--- BEGIN GIVEN DATA ---
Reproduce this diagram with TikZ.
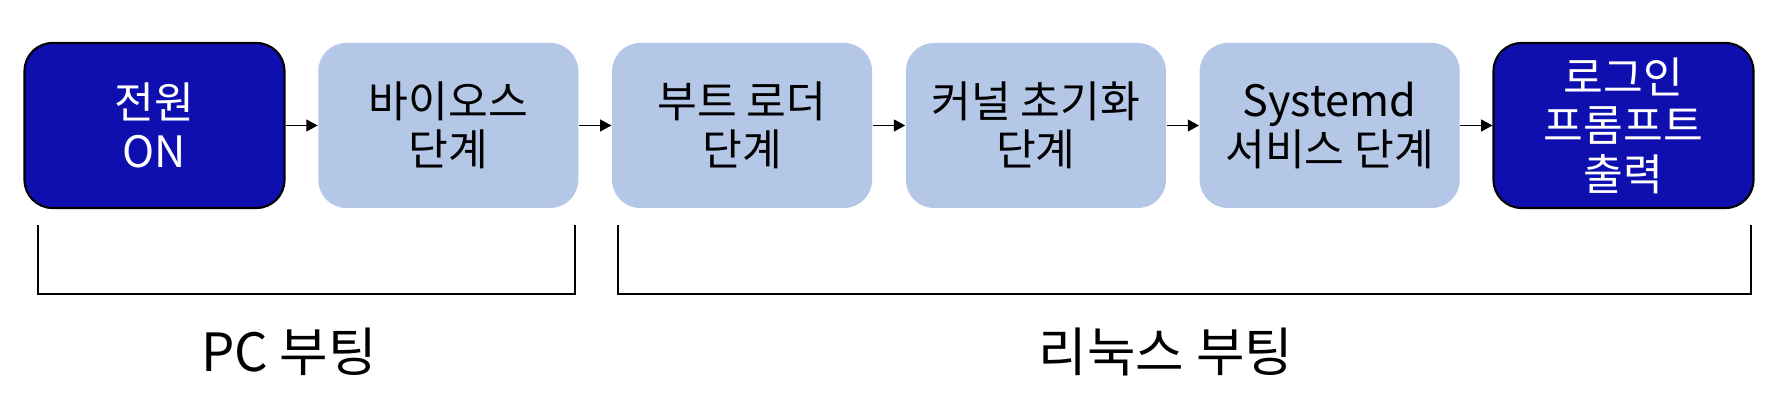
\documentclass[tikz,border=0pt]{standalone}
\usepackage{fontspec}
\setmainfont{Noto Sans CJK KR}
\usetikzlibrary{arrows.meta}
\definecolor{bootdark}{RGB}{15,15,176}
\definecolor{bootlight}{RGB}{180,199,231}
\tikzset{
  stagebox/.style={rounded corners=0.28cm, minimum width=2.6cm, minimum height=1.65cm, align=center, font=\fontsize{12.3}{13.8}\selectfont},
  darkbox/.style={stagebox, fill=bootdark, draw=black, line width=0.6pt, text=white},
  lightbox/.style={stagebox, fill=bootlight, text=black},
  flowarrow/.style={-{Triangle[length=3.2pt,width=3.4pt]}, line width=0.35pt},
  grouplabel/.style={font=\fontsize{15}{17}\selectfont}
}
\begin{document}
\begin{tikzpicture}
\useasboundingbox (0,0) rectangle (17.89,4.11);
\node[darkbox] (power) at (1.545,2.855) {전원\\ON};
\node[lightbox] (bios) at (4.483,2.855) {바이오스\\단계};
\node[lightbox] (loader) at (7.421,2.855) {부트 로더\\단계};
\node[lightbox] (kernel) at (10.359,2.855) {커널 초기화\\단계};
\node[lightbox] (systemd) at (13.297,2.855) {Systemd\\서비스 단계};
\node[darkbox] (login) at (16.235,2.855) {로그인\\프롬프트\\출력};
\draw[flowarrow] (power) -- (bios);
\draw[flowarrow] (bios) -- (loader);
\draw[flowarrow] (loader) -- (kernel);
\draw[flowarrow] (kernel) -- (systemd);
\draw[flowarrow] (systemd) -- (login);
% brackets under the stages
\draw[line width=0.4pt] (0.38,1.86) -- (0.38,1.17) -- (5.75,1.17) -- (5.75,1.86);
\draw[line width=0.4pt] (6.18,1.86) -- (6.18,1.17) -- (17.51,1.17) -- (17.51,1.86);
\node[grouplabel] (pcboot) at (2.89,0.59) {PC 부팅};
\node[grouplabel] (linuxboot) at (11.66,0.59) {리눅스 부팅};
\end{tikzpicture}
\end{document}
--- END GIVEN DATA ---
What is needed is an exact reproduction of the data, pictures excluded.

PROBLEM SOLUTION:
Reproduce this diagram with TikZ.
\documentclass[tikz,border=0pt]{standalone}
\usepackage{fontspec}
\setmainfont{Noto Sans CJK KR}
\usetikzlibrary{arrows.meta}
\definecolor{bootdark}{RGB}{15,15,176}
\definecolor{bootlight}{RGB}{180,199,231}
\tikzset{
  stagebox/.style={rounded corners=0.28cm, minimum width=2.6cm, minimum height=1.65cm, align=center, font=\fontsize{12.3}{13.8}\selectfont},
  darkbox/.style={stagebox, fill=bootdark, draw=black, line width=0.6pt, text=white},
  lightbox/.style={stagebox, fill=bootlight, text=black},
  flowarrow/.style={-{Triangle[length=3.2pt,width=3.4pt]}, line width=0.35pt},
  grouplabel/.style={font=\fontsize{15}{17}\selectfont}
}
\begin{document}
\begin{tikzpicture}
\useasboundingbox (0,0) rectangle (17.89,4.11);
\node[darkbox] (power) at (1.545,2.855) {전원\\ON};
\node[lightbox] (bios) at (4.483,2.855) {바이오스\\단계};
\node[lightbox] (loader) at (7.421,2.855) {부트 로더\\단계};
\node[lightbox] (kernel) at (10.359,2.855) {커널 초기화\\단계};
\node[lightbox] (systemd) at (13.297,2.855) {Systemd\\서비스 단계};
\node[darkbox] (login) at (16.235,2.855) {로그인\\프롬프트\\출력};
\draw[flowarrow] (power) -- (bios);
\draw[flowarrow] (bios) -- (loader);
\draw[flowarrow] (loader) -- (kernel);
\draw[flowarrow] (kernel) -- (systemd);
\draw[flowarrow] (systemd) -- (login);
% brackets under the stages
\draw[line width=0.4pt] (0.38,1.86) -- (0.38,1.17) -- (5.75,1.17) -- (5.75,1.86);
\draw[line width=0.4pt] (6.18,1.86) -- (6.18,1.17) -- (17.51,1.17) -- (17.51,1.86);
\node[grouplabel] (pcboot) at (2.89,0.59) {PC 부팅};
\node[grouplabel] (linuxboot) at (11.66,0.59) {리눅스 부팅};
\end{tikzpicture}
\end{document}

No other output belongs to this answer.